Kangaroo Point Medical Centre

Minimally Invasive Skin Cancer Treatment

Topical Treatments
Immunotherapy cream

A cream called imiquimod is a type of immunotherapy that causes the body’s immune system to destroy cancer cells.It is used to treat sunspots, superficial BCCs and squamous cell carcinoma in situ (Bowen’s disease).
You apply imiquimod directly to the affected area every night, usually five days a week for six weeks.
Within days of starting imiquimod, the treated skin may become red, sore and tender to touch. The skin may peel and scab over before it gets better.

What to expect after: Some people have pain or itching in the affected area, fever, achy joints, headache and a rash.
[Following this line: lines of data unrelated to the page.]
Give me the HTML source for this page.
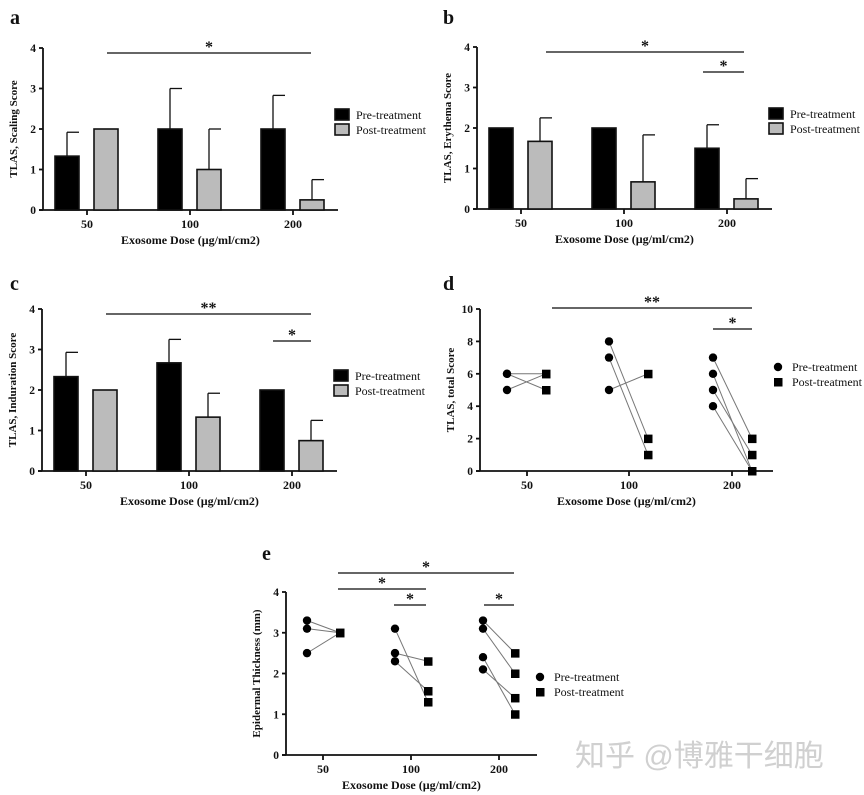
<!DOCTYPE html>
<html><head><meta charset="utf-8"><style>
html,body{margin:0;padding:0;background:#fff;width:864px;height:795px;overflow:hidden}
svg{display:block}
text{font-family:"Liberation Serif",serif;font-weight:bold;fill:#111}
</style></head><body>
<svg id="s" width="864" height="795" xmlns="http://www.w3.org/2000/svg"></svg>
<script>
var o='';
function L(x1,y1,x2,y2,w,c){o+='<line x1="'+x1+'" y1="'+y1+'" x2="'+x2+'" y2="'+y2+'" stroke="'+(c||'#111')+'" stroke-width="'+(w||1.8)+'"/>';}
function T(x,y,s,sz,a,ex){o+='<text x="'+x+'" y="'+y+'" font-size="'+(sz||12)+'" text-anchor="'+(a||'middle')+'" '+(ex||'')+'>'+s+'</text>';}
function R(x,y,w,h,f){o+='<rect x="'+x+'" y="'+y+'" width="'+w+'" height="'+h+'" fill="'+f+'" stroke="#111" stroke-width="1.6"/>';}
function axes(ax,top,bot,max,step,ytitle,xend,ticks){
  L(ax,top,ax,bot);L(ax-4,bot,xend,bot);
  var n=max/step;
  for(var i=0;i<=n;i++){var y=bot-(bot-top)*i/n;L(ax-4,y,ax,y);T(ax-7,y+4,i*step,11.5,'end');}
  ticks.forEach(function(t){L(t[0],bot,t[0],bot+5);T(t[0],bot+18,t[1],12);});
  var mx=(ax+xend)/2;T(mx,bot+34,'Exosome Dose (µg/ml/cm2)',12);
  var cy=(top+bot)/2;T(0,0,ytitle,11,'middle','transform="translate('+(ax-26)+','+cy+') rotate(-90)"');
}
function sig(x1,x2,y,s){L(x1,y,x2,y,1.4,'#333');T((x1+x2)/2,y-1,s,16);}
function barPanel(ax,top,bot,data,ytitle,sigs){
  var sc=(bot-top)/4;
  axes(ax,top,bot,4,1,ytitle,ax+295,[[ax+44,'50'],[ax+147,'100'],[ax+250,'200']]);
  data.forEach(function(d,g){
    var px=ax+12+g*103,qx=ax+51+g*103;
    [[px,d[0],d[1],'#000'],[qx,d[2],d[3],'#bbb']].forEach(function(b){
      var h=b[1]*sc;
      if(b[2]){var ey=bot-b[2]*sc;L(b[0]+12,bot-h,b[0]+12,ey,1.3);L(b[0]+12,ey,b[0]+24,ey,1.3);}
      R(b[0],bot-h,24,h,b[3]);
    });
  });
  sigs.forEach(function(s){sig(s[0],s[1],s[2],s[3]);});
  var ly=(top+bot)/2-20;
  R(ax+292,ly,14,11,'#000');T(ax+313,ly+10,'Pre-treatment',12,'start','style="font-weight:normal"');
  R(ax+292,ly+15,14,11,'#bbb');T(ax+313,ly+25,'Post-treatment',12,'start','style="font-weight:normal"');
}
T(10,24,'a',20,'start');
barPanel(43,48,210,[[1.33,1.92,2,0],[2,3,1,2],[2,2.83,0.25,0.75]],'TLAS, Scaling Score',[[107,311,53,'*']]);
T(443,24,'b',20,'start');
barPanel(477,47,209,[[2,0,1.67,2.25],[2,0,0.67,1.83],[1.5,2.08,0.25,0.75]],'TLAS, Erythema Score',[[546,744,52,'*'],[703,744,72,'*']]);
T(10,290,'c',20,'start');
barPanel(42,309,471,[[2.33,2.93,2,0],[2.67,3.25,1.33,1.92],[2,0,0.75,1.25]],'TLAS, Induration Score',[[106,311,314,'**'],[273,311,341,'*']]);
function scatter(ax,top,bot,max,step,xend,ticks,ytitle,groups,sigs,lx,ly){
  axes(ax,top,bot,max,step,ytitle,xend,ticks);
  var sc=(bot-top)/max;
  groups.forEach(function(g){g.p.forEach(function(p){L(g.x1,bot-p[0]*sc,g.x2,bot-p[1]*sc,1,'#777');});});
  groups.forEach(function(g){g.p.forEach(function(p){
    o+='<circle cx="'+g.x1+'" cy="'+(bot-p[0]*sc)+'" r="4.2" fill="#000"/>';
    o+='<rect x="'+(g.x2-4)+'" y="'+(bot-p[1]*sc-4)+'" width="8.5" height="8.5" fill="#000"/>';});});
  sigs.forEach(function(s){sig(s[0],s[1],s[2],s[3]);});
  o+='<circle cx="'+lx+'" cy="'+ly+'" r="4.2" fill="#000"/>';
  o+='<rect x="'+(lx-4)+'" y="'+(ly+11)+'" width="8.5" height="8.5" fill="#000"/>';
  T(lx+14,ly+4,'Pre-treatment',12,'start','style="font-weight:normal"');
  T(lx+14,ly+19,'Post-treatment',12,'start','style="font-weight:normal"');
}
T(443,290,'d',20,'start');
scatter(480,309,471,10,2,773,[[527,'50'],[629,'100'],[732,'200']],'TLAS, total Score',
 [{x1:507,x2:546,p:[[6,6],[6,5],[5,6]]},{x1:609,x2:648,p:[[8,2],[7,1],[5,6]]},{x1:713,x2:752,p:[[7,2],[6,0],[5,1],[4,0]]}],
 [[552,752,308,'**'],[713,752,329,'*']],778,367);
T(262,560,'e',20,'start');
scatter(286,592,755,4,1,537,[[323,'50'],[411,'100'],[499,'200']],'Epidermal Thickness (mm)',
 [{x1:307,x2:340,p:[[3.3,3],[3.1,3],[2.5,3]]},{x1:395,x2:428,p:[[3.1,1.3],[2.5,2.3],[2.3,1.57]]},{x1:483,x2:515,p:[[3.3,2.5],[3.1,2.0],[2.4,1.0],[2.1,1.4]]}],
 [[338,514,573,'*'],[338,426,589,'*'],[394,426,605,'*'],[484,514,605,'*']],540,677);
o+='<text x="575" y="766" font-size="30" style="fill:#d0d0d0;font-weight:normal;font-family:\'Liberation Sans\',\'Noto Sans CJK SC\',sans-serif">知乎 @博雅干细胞</text>';
document.getElementById('s').innerHTML=o;
</script>
</body></html>
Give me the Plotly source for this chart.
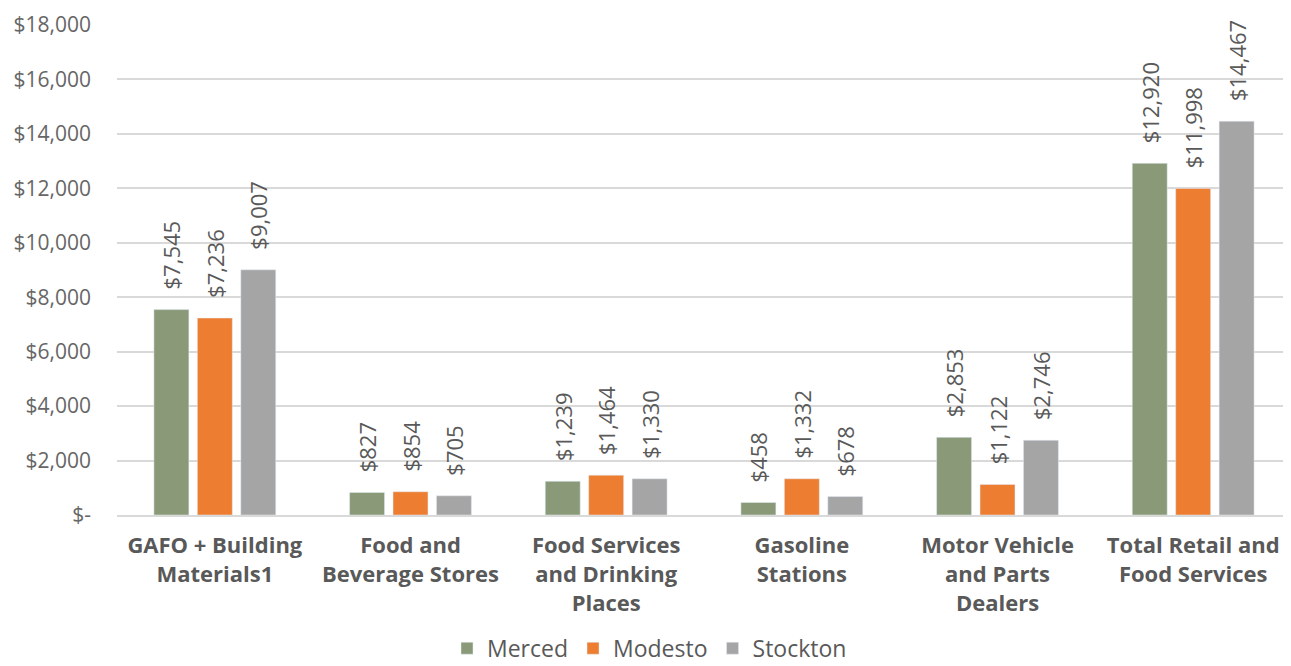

If you experience any of these more serious side effects, stop using the cream and see your doctor immediately.

Chemotherapy cream

5-fluorouracil (5-FU)

This cream is a type of chemotherapy drug. It is used to treat superficial BCCs, sunspots and, sometimes, squamous cell carcinoma in situ (Bowen’s disease).

5-FU works best on the face and scalp.

Your Skin Doctor will explain how to apply the cream and how often. Many people use it twice a day for 2–3 weeks. It may need to be used for longer for some skin cancers.

While using the cream, you will be more sensitive to UV radiation and will need to stay out of the sun. What to expect after: The treated skin may become red, blister, peel and crack, and feel uncomfortable. These effects will usually settle within a few weeks of treatment finishing.

Ingenol mebutate

This gel is applied to the affected sunspots once a day for two to three days. It is a milder form of treatment used for younger people with less sunspots.

What to expect after: You may experience skin reddening, flaking or scaling, mild swelling, crusting or scabbing, and blisters. These side effects should disappear within a couple of weeks of treatment finishing.